* **EXERCISE OBJECTIVE**: Note each line of the listing that contains the string "Write", and copy it.

* **AVAILABLE RECORDS**:
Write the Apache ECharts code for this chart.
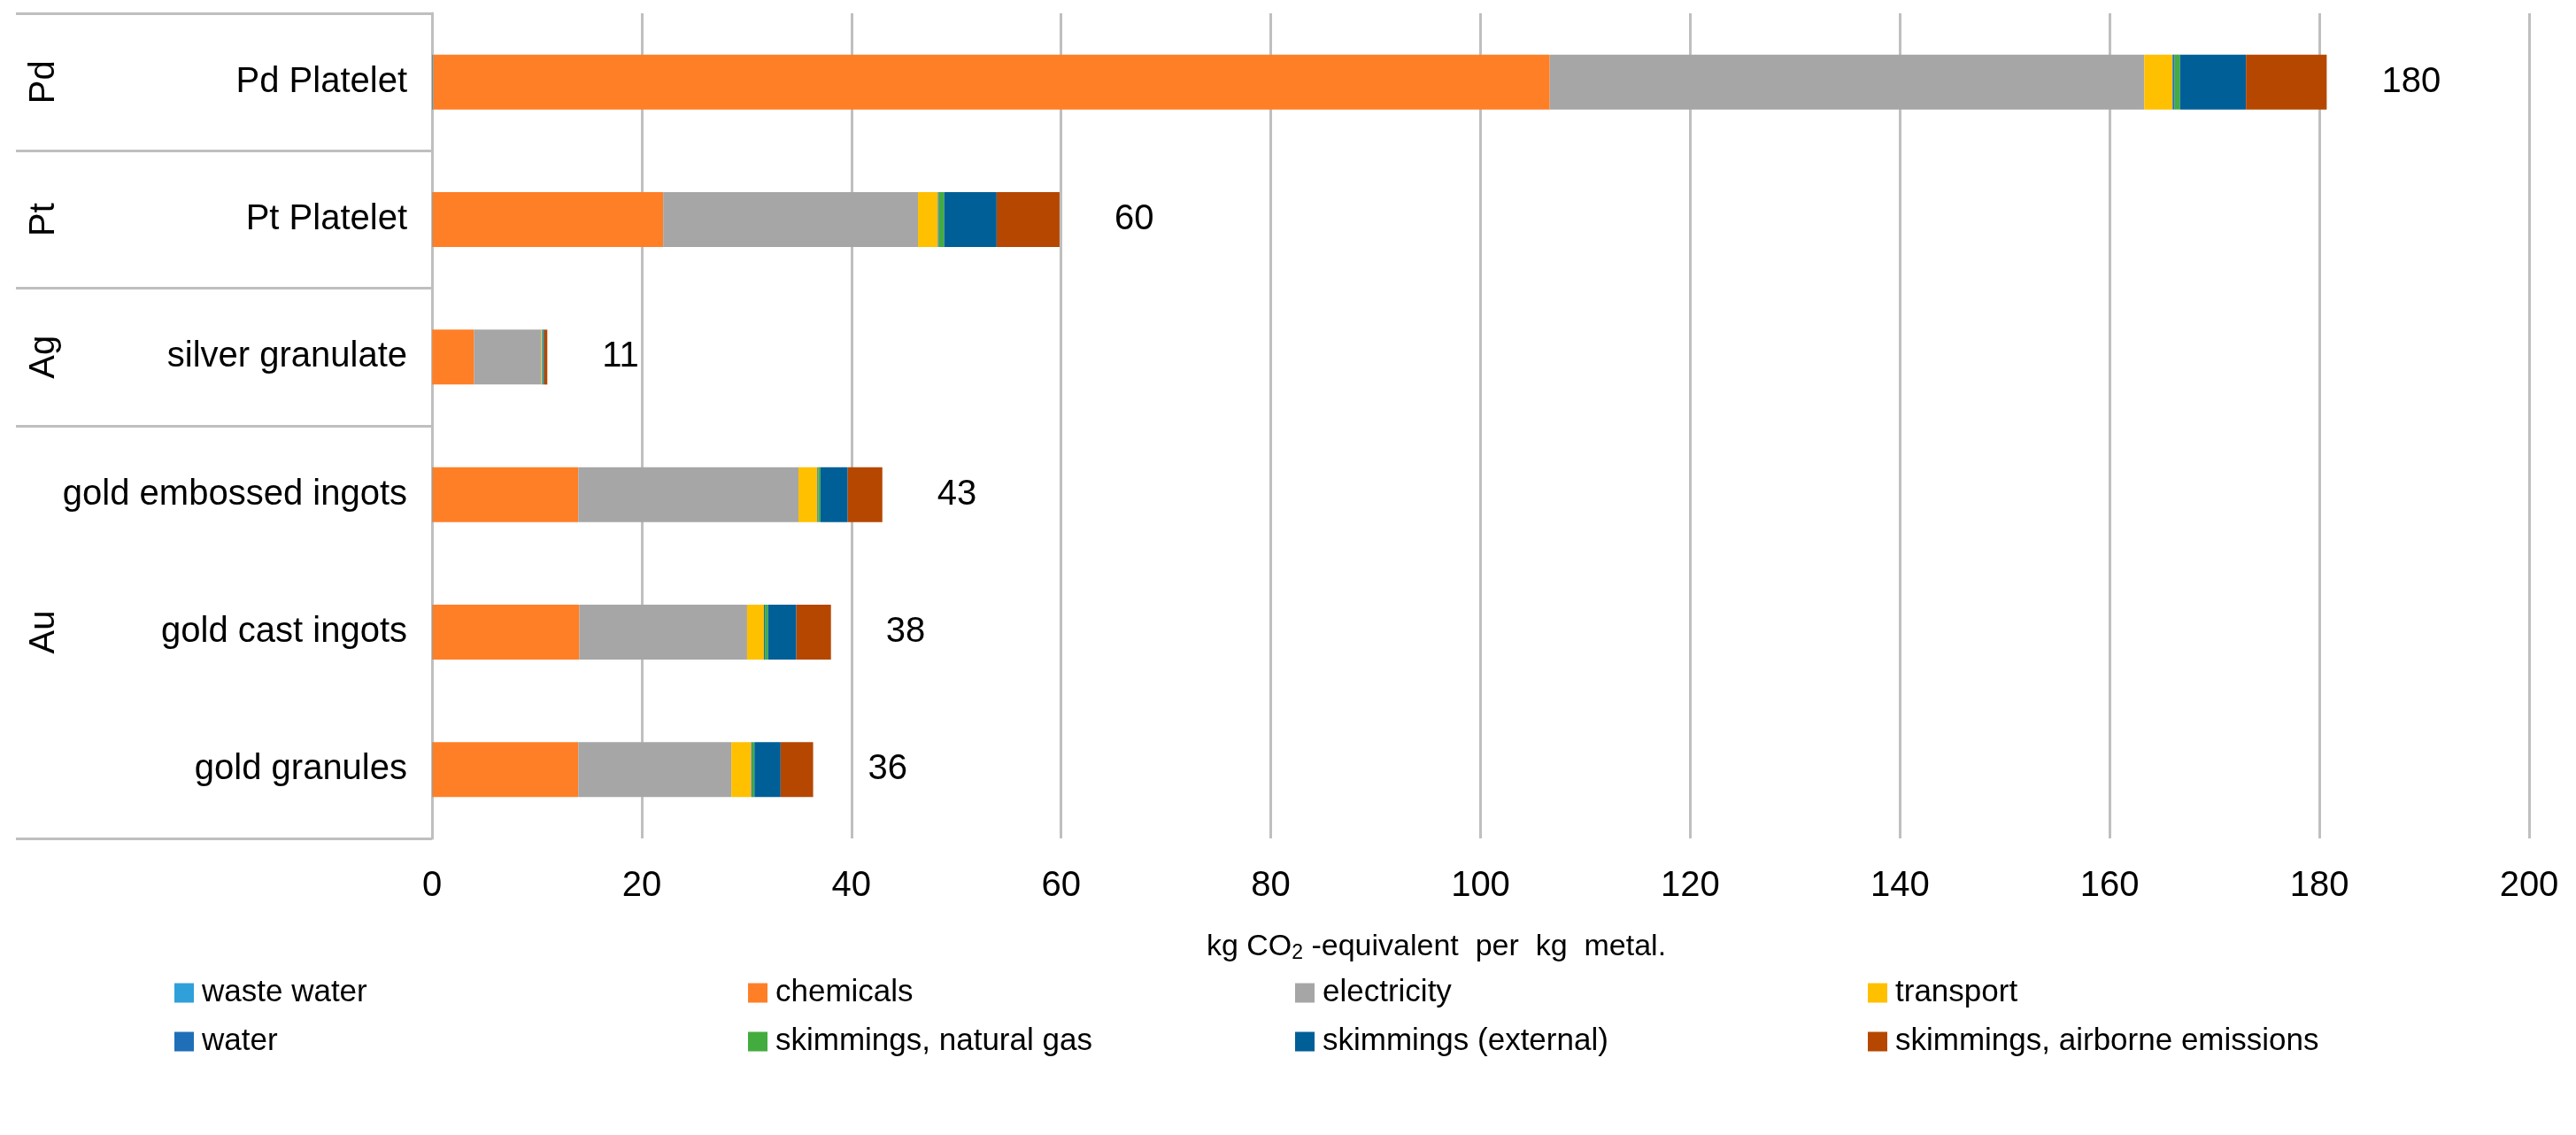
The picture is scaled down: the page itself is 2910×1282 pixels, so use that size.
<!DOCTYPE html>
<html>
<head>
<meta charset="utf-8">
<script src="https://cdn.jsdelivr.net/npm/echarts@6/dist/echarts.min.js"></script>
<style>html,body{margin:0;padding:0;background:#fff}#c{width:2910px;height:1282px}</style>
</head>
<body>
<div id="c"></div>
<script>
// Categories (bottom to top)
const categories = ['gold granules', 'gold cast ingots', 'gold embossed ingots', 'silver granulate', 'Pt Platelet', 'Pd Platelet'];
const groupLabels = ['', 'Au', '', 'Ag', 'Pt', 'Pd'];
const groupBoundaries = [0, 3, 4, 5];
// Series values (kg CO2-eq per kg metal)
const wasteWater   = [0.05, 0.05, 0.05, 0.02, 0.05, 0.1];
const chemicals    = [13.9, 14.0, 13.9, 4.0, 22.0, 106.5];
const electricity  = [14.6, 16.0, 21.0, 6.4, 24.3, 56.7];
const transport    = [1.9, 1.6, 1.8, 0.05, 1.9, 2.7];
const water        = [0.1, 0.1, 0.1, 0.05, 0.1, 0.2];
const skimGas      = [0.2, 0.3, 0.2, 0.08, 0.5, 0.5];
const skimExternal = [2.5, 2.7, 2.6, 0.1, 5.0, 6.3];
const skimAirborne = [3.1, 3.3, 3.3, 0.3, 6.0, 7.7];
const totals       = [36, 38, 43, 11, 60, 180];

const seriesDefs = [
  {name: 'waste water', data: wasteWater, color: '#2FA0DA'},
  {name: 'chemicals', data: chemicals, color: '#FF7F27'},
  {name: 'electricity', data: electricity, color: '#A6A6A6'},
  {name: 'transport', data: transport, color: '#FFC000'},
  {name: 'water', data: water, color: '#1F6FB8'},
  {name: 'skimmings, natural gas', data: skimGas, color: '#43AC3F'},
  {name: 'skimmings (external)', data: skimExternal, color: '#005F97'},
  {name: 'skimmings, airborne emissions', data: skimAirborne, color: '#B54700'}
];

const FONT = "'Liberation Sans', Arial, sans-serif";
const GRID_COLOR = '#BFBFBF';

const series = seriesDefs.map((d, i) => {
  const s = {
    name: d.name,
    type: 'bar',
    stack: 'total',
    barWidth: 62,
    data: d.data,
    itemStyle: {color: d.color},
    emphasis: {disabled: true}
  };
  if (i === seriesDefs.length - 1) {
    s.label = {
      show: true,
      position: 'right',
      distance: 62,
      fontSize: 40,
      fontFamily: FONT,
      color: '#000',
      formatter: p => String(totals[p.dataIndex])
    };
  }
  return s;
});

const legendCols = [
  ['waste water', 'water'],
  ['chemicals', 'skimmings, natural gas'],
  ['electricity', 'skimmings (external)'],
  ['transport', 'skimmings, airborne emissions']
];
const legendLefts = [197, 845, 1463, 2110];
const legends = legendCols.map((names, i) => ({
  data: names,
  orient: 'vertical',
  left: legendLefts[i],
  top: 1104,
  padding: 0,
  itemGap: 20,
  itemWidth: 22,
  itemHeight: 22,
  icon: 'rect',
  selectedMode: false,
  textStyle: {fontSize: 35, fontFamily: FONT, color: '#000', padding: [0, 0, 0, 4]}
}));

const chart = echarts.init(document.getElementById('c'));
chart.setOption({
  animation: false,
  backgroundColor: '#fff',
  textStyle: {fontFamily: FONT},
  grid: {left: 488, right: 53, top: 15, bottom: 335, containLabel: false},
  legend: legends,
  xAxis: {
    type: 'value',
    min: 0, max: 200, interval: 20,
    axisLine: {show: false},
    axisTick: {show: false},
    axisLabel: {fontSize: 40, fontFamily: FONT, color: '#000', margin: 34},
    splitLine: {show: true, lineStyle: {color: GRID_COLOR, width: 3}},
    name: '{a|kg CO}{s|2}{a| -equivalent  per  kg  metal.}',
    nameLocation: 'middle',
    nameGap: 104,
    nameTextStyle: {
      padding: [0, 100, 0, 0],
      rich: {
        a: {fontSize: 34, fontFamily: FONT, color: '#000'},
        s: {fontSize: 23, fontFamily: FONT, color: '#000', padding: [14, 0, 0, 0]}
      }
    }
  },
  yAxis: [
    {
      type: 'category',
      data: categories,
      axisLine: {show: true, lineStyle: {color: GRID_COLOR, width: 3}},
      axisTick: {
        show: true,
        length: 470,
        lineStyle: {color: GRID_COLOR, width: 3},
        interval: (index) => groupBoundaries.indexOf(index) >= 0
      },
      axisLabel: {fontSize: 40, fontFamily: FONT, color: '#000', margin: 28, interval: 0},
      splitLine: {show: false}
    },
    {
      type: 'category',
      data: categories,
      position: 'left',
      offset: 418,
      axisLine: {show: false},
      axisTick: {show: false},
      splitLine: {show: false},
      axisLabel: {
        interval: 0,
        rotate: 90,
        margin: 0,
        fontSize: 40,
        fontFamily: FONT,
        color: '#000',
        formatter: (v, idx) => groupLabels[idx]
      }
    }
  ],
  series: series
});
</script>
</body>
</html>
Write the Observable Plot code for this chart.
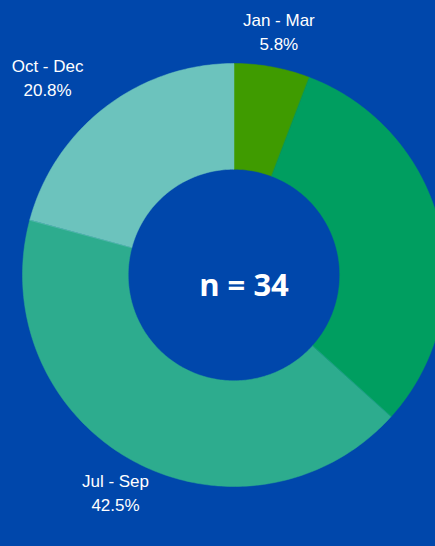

* **RESPONSE TO THE EXERCISE**:
Write the Apache ECharts code for this chart.
Write the Observable Plot code for this chart.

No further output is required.